Click here to see the complete show notes for this episode.

May 8, 2014

Dearest reader,

On this day, a most delightful and ambitious gardening experiment took root — not in soil, nor even upon this green Earth, but in the shimmering orbit of space itself.

The Veggie Plant Growth System, affectionately called “Veggie,” was activated aboard the International Space Station.

Imagine it: while we turn our beds and tend our borders, astronauts tended their own floating garden high above the clouds.

“Veggie” was the first fresh food production system designed for space, developed by Orbital Technologies Corp. (ORBITEC) in Madison, Wisconsin, and tested with care at NASA’s Kennedy Space Center in Florida.

Its mission?

To provide astronauts with more than sustenance alone. Veggie was a living promise — a self-sufficient, sustainable food source, and a green respite for weary travelers among the stars.
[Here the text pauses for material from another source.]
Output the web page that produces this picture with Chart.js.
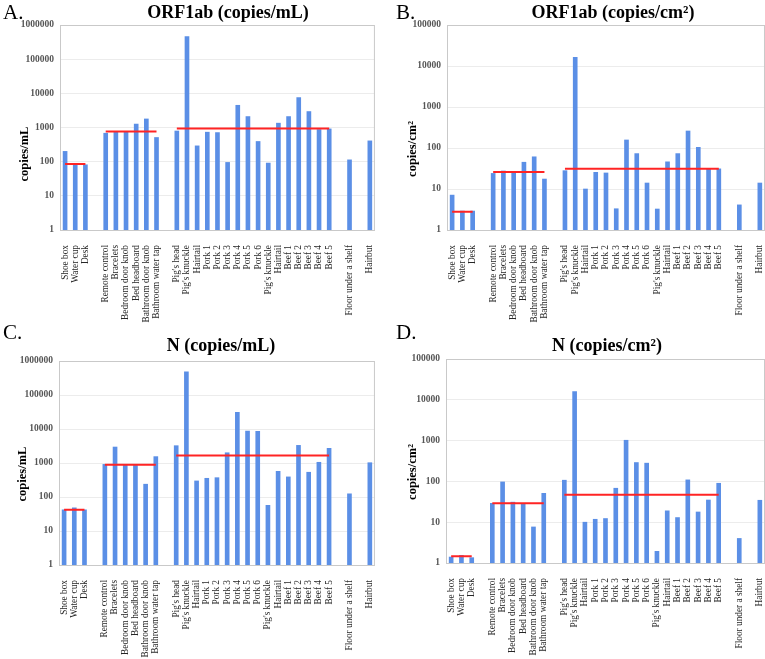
<!DOCTYPE html>
<html lang="en">
<head>
    <meta charset="UTF-8">
    <title>ORF1ab / N copies</title>
    <style>
        body { margin: 0; background: #fff; }
        #wrap { position: relative; width: 765px; height: 659px; overflow: hidden; font-family: 'Liberation Serif', serif; }
        canvas { position: absolute; }
        .letter { position: absolute; font-size: 21px; line-height: 21px; color: #000; }
        .title { position: absolute; font-size: 18px; font-weight: bold; line-height: 22px; color: #000; transform: translateX(-50%); white-space: nowrap; }
        .ytitle { position: absolute; width: 0; height: 0; }
        .ytitle span { position: absolute; font-size: 12.5px; font-weight: bold; line-height: 14px; white-space: nowrap; transform: translate(-50%, -50%) rotate(-90deg); }
    </style>
    <script src="https://cdn.jsdelivr.net/npm/chart.js"></script>
</head>
<body>
<div id="wrap">
    <canvas id="chartA" width="388" height="325" style="left:0; top:0;"></canvas>
    <canvas id="chartB" width="398" height="325" style="left:380px; top:0;"></canvas>
    <canvas id="chartC" width="388" height="329" style="left:0; top:330px;"></canvas>
    <canvas id="chartD" width="398" height="329" style="left:380px; top:330px;"></canvas>

    <div class="letter" style="left:3px; top:2px;">A.</div>
    <div class="letter" style="left:396px; top:2px;">B.</div>
    <div class="letter" style="left:3px; top:322px;">C.</div>
    <div class="letter" style="left:396px; top:322px;">D.</div>
    <div class="title" style="left:228px; top:1px;">ORF1ab (copies/mL)</div>
    <div class="title" style="left:613px; top:1px;">ORF1ab (copies/cm²)</div>
    <div class="title" style="left:221px; top:334px;">N (copies/mL)</div>
    <div class="title" style="left:607px; top:334px;">N (copies/cm²)</div>
    <div class="ytitle" style="left:24px; top:154px;"><span>copies/mL</span></div>
    <div class="ytitle" style="left:412px; top:149px;"><span>copies/cm²</span></div>
    <div class="ytitle" style="left:22px; top:474px;"><span>copies/mL</span></div>
    <div class="ytitle" style="left:412px; top:472px;"><span>copies/cm²</span></div>
</div>

<script>
    // sample names, '' = empty slot between groups
    const categories = ['Shoe box', 'Water cup', 'Desk', '',
        'Remote control', 'Bracelets', 'Bedroom door knob', 'Bed headboard', 'Bathroom door knob', 'Bathroom water tap', '',
        "Pig's head", "Pig's knuckle", 'Hairtail', 'Pork 1', 'Pork 2', 'Pork 3', 'Pork 4', 'Pork 5', 'Pork 6',
        "Pig's knuckle", 'Hairtail', 'Beef 1', 'Beef 2', 'Beef 3', 'Beef 4', 'Beef 5', '',
        'Floor under a shelf', '', 'Hairbut'];

    // first / last index of each group that has a mean line
    const groupRanges = [[0, 2], [4, 9], [11, 26]];

    const orf1abPerML = [200, 81, 81, null, 680, 760, 760, 1260, 1780, 510, null,
        790, 455000, 290, 730, 710, 95, 4470, 2090, 390, 91, 1340, 2090, 7500, 2930, 870, 910, null, 113, null, 406];
    const orf1abPerMLMeans = [85, 760, 930];

    const orf1abPerCm2 = [7.1, 2.9, 2.9, null, 24, 27.5, 26, 45, 61, 17.5, null,
        28, 16300, 10, 25.5, 24.6, 3.3, 157, 73, 14, 3.25, 46, 73, 260, 104, 31, 31, null, 4.1, null, 14];
    const orf1abPerCm2Means = [2.8, 26, 31];

    const nPerML = [42, 48, 42, null, 910, 2950, 870, 850, 238, 1540, null,
        3230, 478000, 297, 355, 370, 2000, 30700, 8700, 8500, 57, 570, 390, 3300, 535, 1050, 2700, null, 124, null, 1020];
    const nPerMLMeans = [42, 890, 1650];

    const nPerCm2 = [1.40, 1.54, 1.35, null, 29, 97, 31, 28.6, 7.65, 51, null,
        107, 16000, 10, 11.8, 12.3, 68, 1020, 290, 280, 1.93, 19, 13, 109, 17.8, 35, 90, null, 4.0, null, 34.5];
    const nPerCm2Means = [1.46, 29, 47];

    const barColor = '#5b8fe6';
    const meanColor = '#ff2424';
    const serif = 'Liberation Serif';

    // frame round the plot area (under the bars)
    const framePlugin = {
        id: 'frame',
        beforeDatasetsDraw(chart) {
            const a = chart.chartArea;
            const c = chart.ctx;
            c.save();
            c.strokeStyle = '#c9c9c9';
            c.lineWidth = 1;
            c.strokeRect(a.left + 0.5, a.top + 0.5, a.right - a.left - 1, a.bottom - a.top);
            c.restore();
        }
    };

    function meanLine(means) {
        const row = categories.map(() => null);
        groupRanges.forEach((r, g) => {
            for (let k = r[0]; k <= r[1]; k++) row[k] = means[g];
        });
        return row;
    }

    function makePanel(id, values, means, yMax, yWidth, xHeight, padTop) {
        const ctx = document.getElementById(id).getContext('2d');
        return new Chart(ctx, {
            type: 'bar',
            data: {
                labels: categories,
                datasets: [
                    {
                        type: 'line',
                        data: meanLine(means),
                        borderColor: meanColor,
                        borderWidth: 2,
                        pointRadius: 0,
                        spanGaps: false,
                        order: 0
                    },
                    {
                        type: 'bar',
                        data: values,
                        backgroundColor: barColor,
                        barThickness: 4,
                        order: 1
                    }
                ]
            },
            options: {
                responsive: false,
                animation: false,
                layout: { padding: { top: padTop, right: 0, left: 0, bottom: 0 } },
                plugins: {
                    legend: { display: false },
                    tooltip: { enabled: false }
                },
                scales: {
                    x: {
                        type: 'category',
                        offset: true,
                        grid: { display: false },
                        border: { color: '#c9c9c9' },
                        ticks: {
                            autoSkip: false,
                            maxRotation: 90,
                            minRotation: 90,
                            padding: 7,
                            color: '#262626',
                            font: { family: serif, size: 9.3 }
                        },
                        afterFit(scale) { scale.height = xHeight; }
                    },
                    y: {
                        type: 'logarithmic',
                        min: 1,
                        max: yMax,
                        grid: { color: '#ececec', drawTicks: false },
                        border: { color: '#c9c9c9' },
                        ticks: {
                            padding: 6,
                            color: '#555',
                            font: { family: serif, size: 9.5, weight: 'bold' },
                            callback: (v) => String(v)
                        },
                        afterBuildTicks(scale) {
                            const t = [];
                            for (let v = 1; v <= yMax; v *= 10) t.push({ value: v });
                            scale.ticks = t;
                        },
                        afterFit(scale) { scale.width = yWidth; }
                    }
                }
            },
            plugins: [framePlugin]
        });
    }

    makePanel('chartA', orf1abPerML, orf1abPerMLMeans, 1000000, 60, 95, 25);
    makePanel('chartB', orf1abPerCm2, orf1abPerCm2Means, 100000, 67, 95, 25);
    makePanel('chartC', nPerML, nPerMLMeans, 1000000, 59, 94, 31);
    makePanel('chartD', nPerCm2, nPerCm2Means, 100000, 66, 96, 29);
</script>
</body>
</html>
After all, even in orbit, the human heart craves the color of chlorophyll, the slow rhythm of growth, the quiet joy of something alive responding to one’s touch.

By 2018, this celestial greenhouse entered its next chapter with the Veggie-3 experiment, where the goal was grander still — to grow food meant for crew consumption.

Among the first cosmic crops were cabbage, lettuce, and mizuna: humble leaves, yes, yet they carried with them the wonder of Earth in their veins.

Just imagine the flavor — crisp, vibrant, and utterly miraculous, grown under LED starlight instead of the sun.

One wonders, dear reader, what thoughts must pass through an astronaut’s mind as they harvest lettuce 250 miles above the world.

Does the scent carry echoes of home gardens, of rain-soaked soil in Wisconsin, or Florida’s golden air?

Does gardening, even without gravity, still soothe the soul as it does ours?

Perhaps the first bite of that space-grown leaf was something like communion — a reminder that wherever we voyage, we carry the essence of Earth within us.

And so, the Veggie system joined the long tradition of gardeners who dared to dream beyond the ordinary patch or plot. It whispers to us still: that growing something green is not merely survival, but a declaration of hope — a promise that no matter how far we drift from home, life will find its way to bloom.